This case solution includes an Excel file with calculations.
Executive Summary – Cooper Industries, Inc.
Cooper Industries, Inc. started out in 1919 and, by the middle of the twentieth century, had become the market leader in the manufacturing industry of heavy equipment and engines. However, the industry was highly cyclical and therefore the company wanted to diversify its business risks and explored the idea of growing through acquisitions.
Cooper Industries has been trying to acquire the Nicholson File company for the past three years. The expansion policy of Cooper focuses on acquiring the industry leaders in their respective markets who would strategically be in line with the current operations and aspirations of Cooper Industries.

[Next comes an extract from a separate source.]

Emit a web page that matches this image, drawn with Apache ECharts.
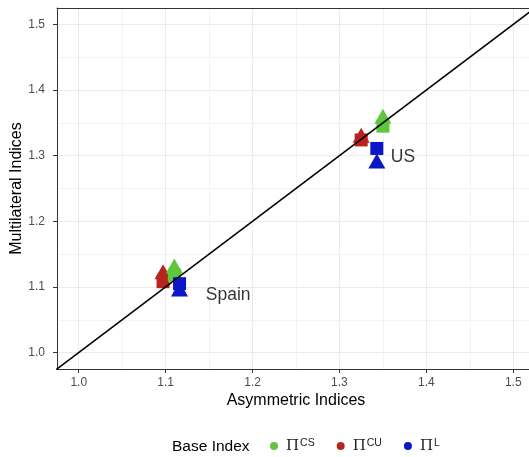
<!DOCTYPE html>
<html>
<head>
<meta charset="utf-8">
<script src="https://cdn.jsdelivr.net/npm/echarts@6/dist/echarts.min.js"></script>
<style>
  html, body { margin: 0; padding: 0; background: #fff; }
  #chart { width: 529px; height: 457px; }
</style>
</head>
<body>
<div id="chart"></div>
<script>
// countries, in the order of the value arrays below
const countries = ['Spain', 'US'];
// base index names (legend superscripts)
const baseNames = ['CS', 'CU', 'L'];
// asymmetric index (x) per base, per country
const asymCS = [1.110, 1.350];
const asymCU = [1.097, 1.325];
const asymL = [1.116, 1.343];
// multilateral index (y), triangle method
const triCS = [1.132, 1.360];
const triCU = [1.123, 1.331];
const triL = [1.097, 1.292];
// multilateral index (y), square method
const sqCS = [1.118, 1.345];
const sqCU = [1.108, 1.324];
const sqL = [1.105, 1.311];
// country label positions
const labelX = [1.172, 1.373];
const labelY = [1.088, 1.297];
// 45 degree reference line
const diag = [0.9, 1.6];
// axis range
const axisMin = 0.975;
const axisMax = 1.525;

const colors = { CS: '#5fc63b', CU: '#b8231f', L: '#0a17c6' };

function points(xs, tri, sq) {
  let arr = [];
  xs.forEach((x, i) => {
    arr.push({ value: [x, sq[i]], symbol: 'rect', symbolSize: 13 });
    arr.push({ value: [x, tri[i]], symbol: 'triangle', symbolSize: [17, 15] });
  });
  return arr;
}

function axisPair(pos, minorPos) {
  return [{
    type: 'value',
    position: pos,
    min: axisMin,
    max: axisMax,
    splitNumber: 5,
    nameMoveOverlap: false,
    axisLine: { show: true, onZero: false, lineStyle: { color: '#333', width: 1 } },
    axisTick: { show: true, length: 4, lineStyle: { color: '#333' } },
    axisLabel: {
      showMinLabel: false,
      showMaxLabel: false,
      color: '#4d4d4d',
      fontSize: 12,
      fontFamily: 'Liberation Sans',
      margin: pos === 'left' ? 12 : 8,
      formatter: v => v.toFixed(1)
    },
    splitLine: { show: true, lineStyle: { color: '#ebebeb', width: 1.1 } }
  }, {
    // minor grid lines + far border
    type: 'value',
    position: minorPos,
    min: axisMin,
    max: axisMax,
    interval: 0.025,
    axisLine: { show: true, onZero: false, lineStyle: { color: '#333', width: 1 } },
    axisTick: { show: false },
    axisLabel: { show: false },
    splitLine: { show: true, lineStyle: { color: ['transparent', 'transparent', 'transparent', '#f3f3f3'], width: 1 } }
  }];
}

const xAxes = axisPair('bottom', 'top');
xAxes[0].name = 'Asymmetric Indices';
xAxes[0].nameLocation = 'middle';
xAxes[0].nameGap = 24;
xAxes[0].nameTextStyle = { color: '#000', fontSize: 16, fontFamily: 'Liberation Sans' };
const yAxes = axisPair('left', 'right');
yAxes[0].name = 'Multilateral Indices';
yAxes[0].nameLocation = 'middle';
yAxes[0].nameGap = 32;
yAxes[0].nameTextStyle = { color: '#000', fontSize: 16, fontFamily: 'Liberation Sans' };

const option = {
  animation: false,
  backgroundColor: '#fff',
  grid: { left: 57, top: 8, right: -6, bottom: 88, containLabel: false, outerBoundsMode: 'none' },
  xAxis: xAxes,
  yAxis: yAxes,
  title: {
    text: 'Base Index',
    left: 172,
    top: 439,
    textStyle: { color: '#000', fontSize: 15.5, fontWeight: 'normal', fontFamily: 'Liberation Sans' },
    padding: 0
  },
  legend: {
    data: baseNames,
    left: 270,
    top: 438,
    icon: 'circle',
    itemWidth: 8,
    itemHeight: 8,
    itemGap: 22,
    padding: 0,
    formatter: name => '{p|Π}{s|' + name + '}',
    textStyle: {
      color: '#000',
      padding: [0, 0, 0, 3],
      rich: {
        p: { fontSize: 15, fontFamily: 'DejaVu Serif', color: '#222', lineHeight: 18 },
        s: { fontSize: 10.5, fontFamily: 'Liberation Sans', color: '#222', verticalAlign: 'top', padding: [1, 0, 0, 1] }
      }
    }
  },
  series: [
    {
      type: 'line',
      data: diag.map(v => [v, v]),
      symbol: 'none',
      clip: true,
      lineStyle: { color: '#000', width: 1.5 },
      silent: true
    },
    { name: 'CU', type: 'scatter', data: points(asymCU, triCU, sqCU), itemStyle: { color: colors.CU, opacity: 1 } },
    { name: 'CS', type: 'scatter', data: points(asymCS, triCS, sqCS), itemStyle: { color: colors.CS, opacity: 1 } },
    { name: 'L', type: 'scatter', data: points(asymL, triL, sqL), itemStyle: { color: colors.L, opacity: 1 } },
    {
      type: 'scatter',
      data: countries.map((c, i) => ({ name: c, value: [labelX[i], labelY[i]] })),
      symbolSize: 1,
      itemStyle: { color: 'rgba(0,0,0,0)' },
      label: {
        show: true,
        position: 'inside',
        formatter: p => p.name,
        color: '#000',
        textBorderWidth: 0,
        fontSize: 17.5,
        fontFamily: 'Liberation Sans'
      },
      silent: true
    }
  ]
};

const myChart = echarts.init(document.getElementById('chart'));
myChart.setOption(option);
</script>
</body>
</html>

However, there are other companies (H.K. Porter and VLN Corporation) who are interested in the acquisition of Nicholson. The cash offer from H.K. Porter wasn’t in line with Nicholson management’s endeavors and the offer from VLN did please the management and the Nicholson family but couldn’t get enough support from major stockholders.
The difference in the valuation of Nicholson in the situations that the company continues to operate as a stand-alone firm. And that the company is acquired by Cooper revealed that high synergies would be generated from the merger attributing to higher sales and cost-cutting by better management of business activities in the firm.

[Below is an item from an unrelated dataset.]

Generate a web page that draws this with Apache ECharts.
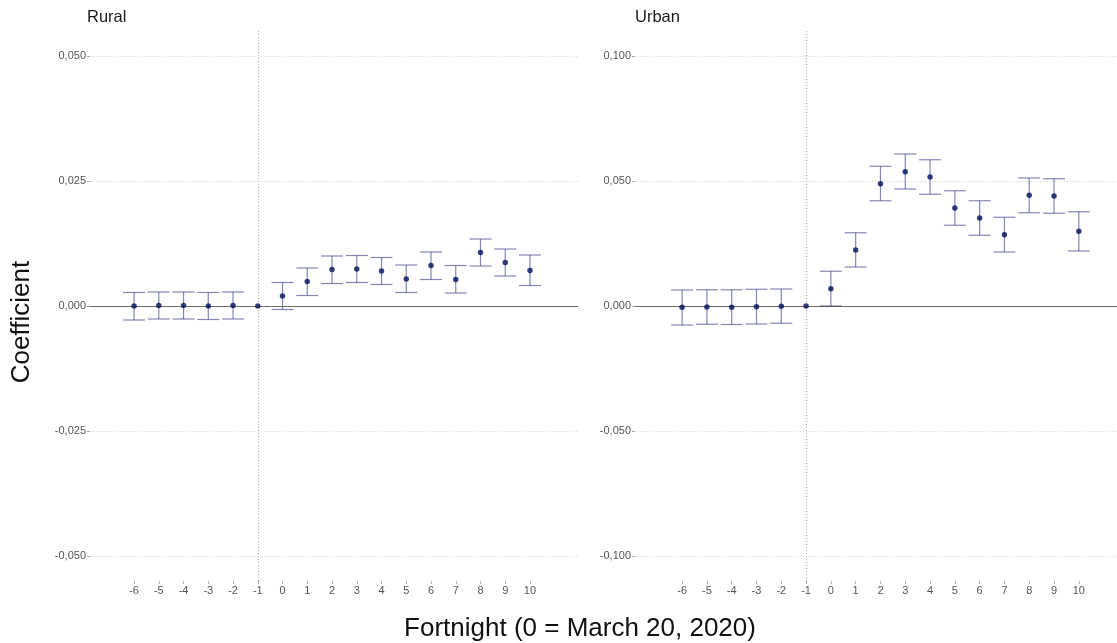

For the acquisition to seem attractive to the shareholders of both firms, the offered share price should be between the pre-merger and post-merger share price of Nicholson which is $25 and $64 respectively. The sensitivity analysis points out that the synergies generated by the merger ($38 per share) would not be achieved by Nicholson alone at any point in time since the cost of capital to attain is practically impossible. Therefore, a merger makes economic sense and a wise decision to pursue.
This would then raise the basic question of financing and we believe that using just stock or cash as a form of method is a simplistic approach since the transaction with just share issues would not help with the market performance of the stock which has been declining over the past few months. However, most of the major shareholders of Nicholson (the family and management, Porter) want a tax-free swap of shares so as to avoid immediate tax liability they would have in case of cash transactions.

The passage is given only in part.